- [Record extracts]:
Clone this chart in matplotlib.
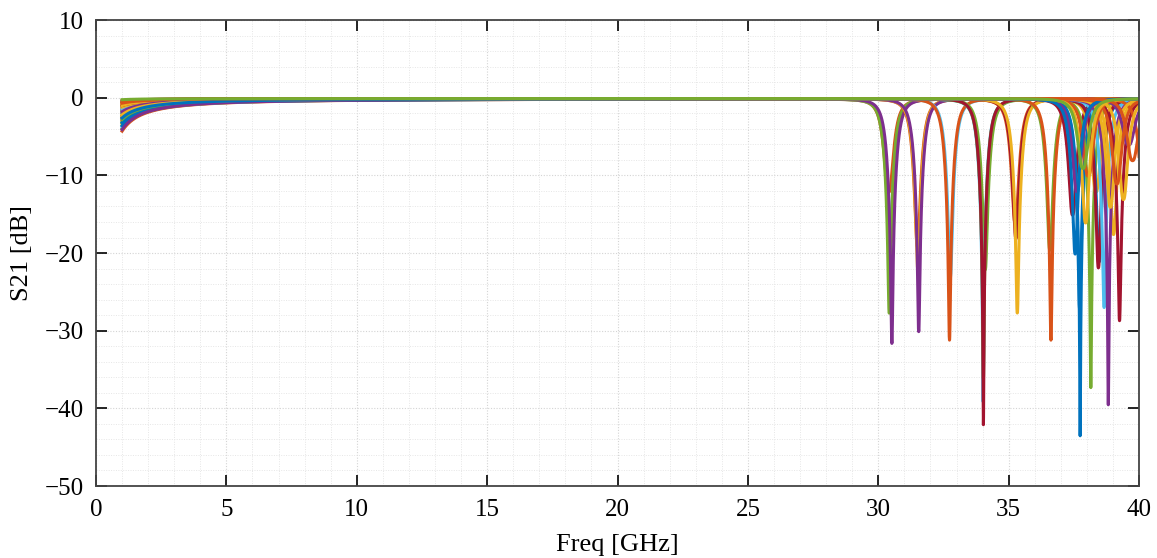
import numpy as np
import matplotlib
matplotlib.use("Agg")
import matplotlib.pyplot as plt
from matplotlib.ticker import MultipleLocator

# MATLAB default colour order
C_BLUE = "#0072BD"
C_ORANGE = "#D95319"
C_YELLOW = "#EDB120"
C_PURPLE = "#7E2F8E"
C_GREEN = "#77AC30"
C_LBLUE = "#4DBEEE"
C_DRED = "#A2142F"

# one entry per curve: colour, notch frequency [GHz], notch depth [dB], loss at 1 GHz [dB]
curve_colors = [
    C_ORANGE, C_LBLUE, C_YELLOW, C_GREEN, C_PURPLE,
    C_ORANGE, C_YELLOW, C_PURPLE,
    C_LBLUE, C_ORANGE,
    C_GREEN, C_LBLUE, C_GREEN, C_DRED,
    C_ORANGE, C_DRED, C_YELLOW,
    C_GREEN, C_ORANGE,
    C_DRED, C_BLUE, C_BLUE,
    C_GREEN, C_YELLOW, C_BLUE, C_DRED,
    C_LBLUE, C_YELLOW, C_PURPLE, C_DRED, C_ORANGE,
    C_YELLOW, C_ORANGE, C_PURPLE,
    C_YELLOW, C_ORANGE, C_PURPLE, C_YELLOW, C_BLUE, C_ORANGE,
    C_GREEN,
]
notch_freq = [
    30.40, 30.45, 30.48, 30.42, 30.52,
    31.50, 31.52, 31.55,
    32.76, 32.73,
    34.10, 34.02, 34.03, 34.03,
    35.25, 35.28, 35.33,
    36.58, 36.62,
    37.45, 37.72, 37.74,
    38.15, 38.35, 38.47, 38.44,
    38.66, 39.02, 38.82, 39.25, 40.20,
    38.90, 38.05, 39.60,
    39.40, 39.15, 37.62, 37.95, 37.55, 39.75,
    37.85,
]
notch_depth = [
    -12.0, -16.0, -18.5, -27.6, -31.5,
    -19.0, -22.0, -30.0,
    -23.0, -31.1,
    -22.0, -39.0, -36.0, -42.0,
    -16.0, -18.0, -27.6,
    -19.5, -31.1,
    -15.0, -27.0, -43.4,
    -37.2, -12.0, -21.0, -21.8,
    -26.9, -17.5, -39.4, -28.6, -30.0,
    -14.0, -10.0, -6.0,
    -13.0, -11.0, -12.0, -16.0, -20.0, -8.0,
    -9.0,
]
start_loss = [
    4.2, 3.8, 3.4, 3.0, 2.6,
    2.2, 1.8, 1.5,
    1.2, 1.0,
    3.9, 3.6, 3.2, 0.8,
    2.8, 2.4, 2.0,
    1.6, 1.3,
    1.0, 3.5, 3.1,
    2.7, 2.3, 1.9, 0.6,
    1.4, 1.1, 4.0, 0.9, 0.5,
    0.7, 0.4, 0.3,
    0.9, 0.6, 1.7, 2.1, 2.5, 0.3,
    0.15,
]

NOTCH_BW = 0.72
NOTCH_ORDER = 2.6
BASE = -0.1
freq = np.arange(1.0, 40.0001, 0.005)

plt.rcParams['font.family'] = ['Liberation Serif']
fig = plt.figure(figsize=(11.57, 5.58), dpi=100)
ax = fig.add_axes([0.083, 0.129, 0.9015, 0.835])

for col, f0, dep, sl in zip(curve_colors, notch_freq, notch_depth, start_loss):
    xn = np.abs(2 * (freq - f0)) ** NOTCH_ORDER
    bn = NOTCH_BW ** NOTCH_ORDER
    notch = 10 * np.log10((xn + bn * 10 ** (dep / 10)) / (xn + bn))
    low = -sl / freq ** 1.25
    y = BASE + low + notch
    ax.plot(freq, y, color=col, lw=2.2, solid_joinstyle="round")

ax.set_xlim(0, 40)
ax.set_ylim(-50, 10)
ax.xaxis.set_major_locator(MultipleLocator(5))
ax.xaxis.set_minor_locator(MultipleLocator(1))
ax.yaxis.set_major_locator(MultipleLocator(10))
ax.yaxis.set_minor_locator(MultipleLocator(2))
ax.grid(True, which="major", color="#d4d4d4", lw=0.8, ls=(0, (1, 1.5)))
ax.grid(True, which="minor", color="#e6e6e6", lw=0.7, ls=(0, (1, 1.5)))
ax.set_axisbelow(True)
ax.tick_params(which="major", direction="in", length=8, width=1.2, top=True, right=True,
               labelsize=18, pad=9)
ax.tick_params(which="minor", length=0)
ax.set_yticks([10, 0, -10, -20, -30, -40, -50])
ax.set_yticklabels(["10", "0", "\u221210", "\u221220", "\u221230", "\u221240", "\u221250"],
                   fontsize=18)
ax.set_xticks([0, 5, 10, 15, 20, 25, 30, 35, 40])
ax.set_xticklabels(["0", "5", "10", "15", "20", "25", "30", "35", "40"], fontsize=18)
for s in ax.spines.values():
    s.set_linewidth(1.3)
    s.set_color("#444444")
ax.set_xlabel("Freq [GHz]", fontsize=19, labelpad=10)
ax.set_ylabel("S21 [dB]", fontsize=19, labelpad=8)

fig.savefig("out.png", dpi=100)
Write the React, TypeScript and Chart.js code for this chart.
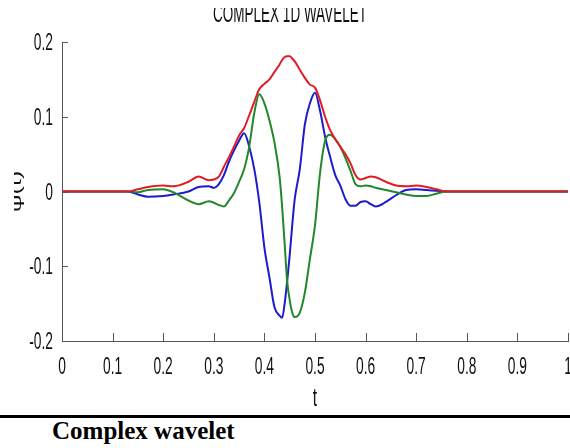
import React, { useEffect, useRef } from "react";
import { Chart, registerables } from "chart.js";

Chart.register(...registerables);

const chartTitle = "COMPLEX 1D WAVELET";
const xLabel = "t";
const yLabel = "ψ(t)";
const caption = "Complex wavelet";

const tVals = [
  0, 0.05, 0.1, 0.13, 0.15, 0.17, 0.2, 0.22, 0.25, 0.27, 0.29, 0.3, 0.31, 0.32, 0.33, 0.34, 0.35,
  0.36, 0.37, 0.38, 0.39, 0.4, 0.41, 0.42, 0.43, 0.435, 0.44, 0.445, 0.45, 0.455, 0.46, 0.47, 0.48,
  0.49, 0.5, 0.51, 0.52, 0.53, 0.54, 0.55, 0.56, 0.57, 0.58, 0.59, 0.6, 0.61, 0.62, 0.64, 0.66,
  0.68, 0.7, 0.72, 0.74, 0.76, 0.8, 0.9, 1.0,
];

// blue
const realPart = [
  0, 0, 0, 0, -0.004, -0.007, -0.006, -0.004, 0.0, 0.006, 0.007, 0.005, 0.01, 0.022, 0.04, 0.055, 0.068,
  0.078, 0.06, 0.03, -0.015, -0.075, -0.115, -0.155, -0.166, -0.169, -0.15, -0.12, -0.085, -0.045, -0.01, 0.03, 0.09,
  0.118, 0.132, 0.108, 0.073, 0.046, 0.022, 0.008, -0.01, -0.019, -0.019, -0.014, -0.013, -0.017, -0.02, -0.014, -0.005,
  0.002, 0.003, 0.002, 0.001, 0, 0, 0, 0,
];

// green
const imagPart = [
  0, 0, 0, 0, -0.001, 0.002, 0.003, -0.001, -0.012, -0.017, -0.013, -0.015, -0.018, -0.02, -0.012, -0.002, 0.013,
  0.03, 0.06, 0.105, 0.13, 0.118, 0.095, 0.065, 0.02, -0.02, -0.07, -0.12, -0.145, -0.162, -0.168, -0.162, -0.135,
  -0.09, -0.045, 0.025, 0.068, 0.076, 0.07, 0.06, 0.045, 0.028, 0.01, 0.007, 0.008, 0.007, 0.005, 0.002, -0.001,
  -0.004, -0.006, -0.006, -0.003, 0, 0, 0, 0,
];

// red
const magnitude = [
  0, 0, 0, 0, 0.003, 0.006, 0.008, 0.007, 0.013, 0.02, 0.015, 0.016, 0.02, 0.033, 0.046, 0.06, 0.075,
  0.085, 0.102, 0.12, 0.137, 0.144, 0.15, 0.16, 0.17, 0.176, 0.18, 0.181, 0.181, 0.178, 0.174, 0.163, 0.152,
  0.143, 0.139, 0.122, 0.1, 0.082, 0.07, 0.06, 0.05, 0.038, 0.022, 0.016, 0.018, 0.02, 0.019, 0.013, 0.008,
  0.007, 0.008, 0.006, 0.003, 0, 0, 0, 0,
];

const xTickValues = [0, 0.1, 0.2, 0.3, 0.4, 0.5, 0.6, 0.7, 0.8, 0.9, 1];
const xTickLabels = ["0", "0.1", "0.2", "0.3", "0.4", "0.5", "0.6", "0.7", "0.8", "0.9", "1"];
const yTickValues = [-0.2, -0.1, 0, 0.1, 0.2];
const yTickLabels = ["-0.2", "-0.1", "0", "0.1", "0.2"];

const SANS = '"Liberation Sans", Arial, sans-serif';

function drawText(
  ctx: CanvasRenderingContext2D,
  text: string,
  x: number,
  y: number,
  size: number,
  align: CanvasTextAlign,
  squish = 0.6,
  rotate = 0
) {
  ctx.save();
  ctx.translate(x, y);
  ctx.scale(squish, 1);
  if (rotate) ctx.rotate(rotate);
  ctx.font = `${size}px ${SANS}`;
  ctx.textAlign = align;
  ctx.textBaseline = "alphabetic";
  ctx.fillText(text, 0, 0);
  ctx.restore();
}

const matlabPlugin = {
  id: "matlabDecor",
  afterDraw(chart: any) {
    const { ctx, chartArea, scales } = chart;
    const xs = scales.x;
    const ys = scales.y;
    ctx.save();
    // inner ticks
    ctx.strokeStyle = "#555";
    ctx.lineWidth = 1;
    xTickValues.forEach((v) => {
      if (v === 0) return;
      const px = Math.round(xs.getPixelForValue(v)) + 0.5;
      ctx.beginPath();
      ctx.moveTo(px, chartArea.bottom);
      ctx.lineTo(px, chartArea.bottom - 8);
      ctx.stroke();
    });
    yTickValues.forEach((v) => {
      if (v === -0.2) return;
      const py = Math.round(ys.getPixelForValue(v)) + 0.5;
      ctx.beginPath();
      ctx.moveTo(chartArea.left, py);
      ctx.lineTo(chartArea.left + 6, py);
      ctx.stroke();
    });
    // tick labels
    ctx.fillStyle = "#111";
    xTickValues.forEach((v, i) => {
      drawText(ctx, xTickLabels[i], xs.getPixelForValue(v), chartArea.bottom + 33, 23, "center");
    });
    yTickValues.forEach((v, i) => {
      drawText(ctx, yTickLabels[i], chartArea.left - 9, ys.getPixelForValue(v) + 8, 23, "right");
    });
    // x label
    drawText(ctx, xLabel, xs.getPixelForValue(0.5), chartArea.bottom + 65, 26, "center");
    // title (top clipped)
    ctx.save();
    ctx.beginPath();
    ctx.rect(0, 8, chart.width, 40);
    ctx.clip();
    drawText(ctx, chartTitle, 290, 22, 25, "center", 0.54);
    ctx.restore();
    // y label (left clipped)
    ctx.save();
    ctx.beginPath();
    ctx.rect(14, 100, 40, 200);
    ctx.clip();
    drawText(ctx, yLabel, 21, ys.getPixelForValue(0), 25, "center", 0.6, -Math.PI / 2);
    ctx.restore();
    ctx.restore();
  },
};

export default function App() {
  const canvasRef = useRef<HTMLCanvasElement>(null);

  useEffect(() => {
    if (!canvasRef.current) return;
    const mk = (arr: number[]) => tVals.map((t, i) => ({ x: t, y: arr[i] }));
    const chart = new Chart(canvasRef.current, {
      type: "line",
      data: {
        datasets: [
          {
            label: "|ψ(t)|",
            data: mk(magnitude),
            borderColor: "rgb(222,28,38)",
            borderWidth: 2,
            pointRadius: 0,
            cubicInterpolationMode: "monotone",
          },
          {
            label: "Im ψ(t)",
            data: mk(imagPart),
            borderColor: "rgb(34,136,42)",
            borderWidth: 2,
            pointRadius: 0,
            cubicInterpolationMode: "monotone",
          },
          {
            label: "Re ψ(t)",
            data: mk(realPart),
            borderColor: "rgb(28,28,206)",
            borderWidth: 2,
            pointRadius: 0,
            cubicInterpolationMode: "monotone",
          },
        ],
      },
      options: {
        animation: false,
        responsive: false,
        layout: { padding: { left: 0, right: 2, top: 42, bottom: 0 } },
        plugins: { legend: { display: false }, tooltip: { enabled: false }, title: { display: false } },
        scales: {
          x: {
            type: "linear",
            min: 0,
            max: 1,
            ticks: { display: false, stepSize: 0.1 },
            grid: { display: false, drawTicks: false },
            border: { display: true, color: "#555", width: 1 },
            afterFit: (s: any) => {
              s.height = 69;
              s.paddingLeft = 0;
              s.paddingRight = 0;
            },
          },
          y: {
            min: -0.2,
            max: 0.2,
            ticks: { display: false, stepSize: 0.1 },
            grid: { display: false, drawTicks: false },
            border: { display: true, color: "#555", width: 1 },
            afterFit: (s: any) => {
              s.width = 62;
              s.paddingTop = 0;
              s.paddingBottom = 0;
            },
          },
        },
      },
      plugins: [matlabPlugin],
    });
    return () => chart.destroy();
  }, []);

  return (
    <div
      style={{
        position: "absolute",
        left: 0,
        top: 0,
        width: 570,
        height: 448,
        background: "#fff",
        overflow: "hidden",
      }}
    >
      <canvas ref={canvasRef} width={570} height={410} style={{ position: "absolute", left: 0, top: 0 }} />
      <div style={{ position: "absolute", left: 0, top: 415, width: 570, height: 3, background: "#000" }} />
      <div
        style={{
          position: "absolute",
          left: 52,
          top: 418,
          font: 'bold 25px "Liberation Serif", "Times New Roman", serif',
          lineHeight: "25px",
          color: "#000",
          whiteSpace: "nowrap",
        }}
      >
        {caption}
      </div>
    </div>
  );
}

- [Exercise]:
Include the first line of the records, the line containing "ax = fig.add_axes([0.083, 0.129, 0.9015, 0.835])", and every line between them, repeated exactly. Skip the pictures.

- [Result of this task]:
Clone this chart in matplotlib.
import numpy as np
import matplotlib
matplotlib.use("Agg")
import matplotlib.pyplot as plt
from matplotlib.ticker import MultipleLocator

# MATLAB default colour order
C_BLUE = "#0072BD"
C_ORANGE = "#D95319"
C_YELLOW = "#EDB120"
C_PURPLE = "#7E2F8E"
C_GREEN = "#77AC30"
C_LBLUE = "#4DBEEE"
C_DRED = "#A2142F"

# one entry per curve: colour, notch frequency [GHz], notch depth [dB], loss at 1 GHz [dB]
curve_colors = [
    C_ORANGE, C_LBLUE, C_YELLOW, C_GREEN, C_PURPLE,
    C_ORANGE, C_YELLOW, C_PURPLE,
    C_LBLUE, C_ORANGE,
    C_GREEN, C_LBLUE, C_GREEN, C_DRED,
    C_ORANGE, C_DRED, C_YELLOW,
    C_GREEN, C_ORANGE,
    C_DRED, C_BLUE, C_BLUE,
    C_GREEN, C_YELLOW, C_BLUE, C_DRED,
    C_LBLUE, C_YELLOW, C_PURPLE, C_DRED, C_ORANGE,
    C_YELLOW, C_ORANGE, C_PURPLE,
    C_YELLOW, C_ORANGE, C_PURPLE, C_YELLOW, C_BLUE, C_ORANGE,
    C_GREEN,
]
notch_freq = [
    30.40, 30.45, 30.48, 30.42, 30.52,
    31.50, 31.52, 31.55,
    32.76, 32.73,
    34.10, 34.02, 34.03, 34.03,
    35.25, 35.28, 35.33,
    36.58, 36.62,
    37.45, 37.72, 37.74,
    38.15, 38.35, 38.47, 38.44,
    38.66, 39.02, 38.82, 39.25, 40.20,
    38.90, 38.05, 39.60,
    39.40, 39.15, 37.62, 37.95, 37.55, 39.75,
    37.85,
]
notch_depth = [
    -12.0, -16.0, -18.5, -27.6, -31.5,
    -19.0, -22.0, -30.0,
    -23.0, -31.1,
    -22.0, -39.0, -36.0, -42.0,
    -16.0, -18.0, -27.6,
    -19.5, -31.1,
    -15.0, -27.0, -43.4,
    -37.2, -12.0, -21.0, -21.8,
    -26.9, -17.5, -39.4, -28.6, -30.0,
    -14.0, -10.0, -6.0,
    -13.0, -11.0, -12.0, -16.0, -20.0, -8.0,
    -9.0,
]
start_loss = [
    4.2, 3.8, 3.4, 3.0, 2.6,
    2.2, 1.8, 1.5,
    1.2, 1.0,
    3.9, 3.6, 3.2, 0.8,
    2.8, 2.4, 2.0,
    1.6, 1.3,
    1.0, 3.5, 3.1,
    2.7, 2.3, 1.9, 0.6,
    1.4, 1.1, 4.0, 0.9, 0.5,
    0.7, 0.4, 0.3,
    0.9, 0.6, 1.7, 2.1, 2.5, 0.3,
    0.15,
]

NOTCH_BW = 0.72
NOTCH_ORDER = 2.6
BASE = -0.1
freq = np.arange(1.0, 40.0001, 0.005)

plt.rcParams['font.family'] = ['Liberation Serif']
fig = plt.figure(figsize=(11.57, 5.58), dpi=100)
ax = fig.add_axes([0.083, 0.129, 0.9015, 0.835])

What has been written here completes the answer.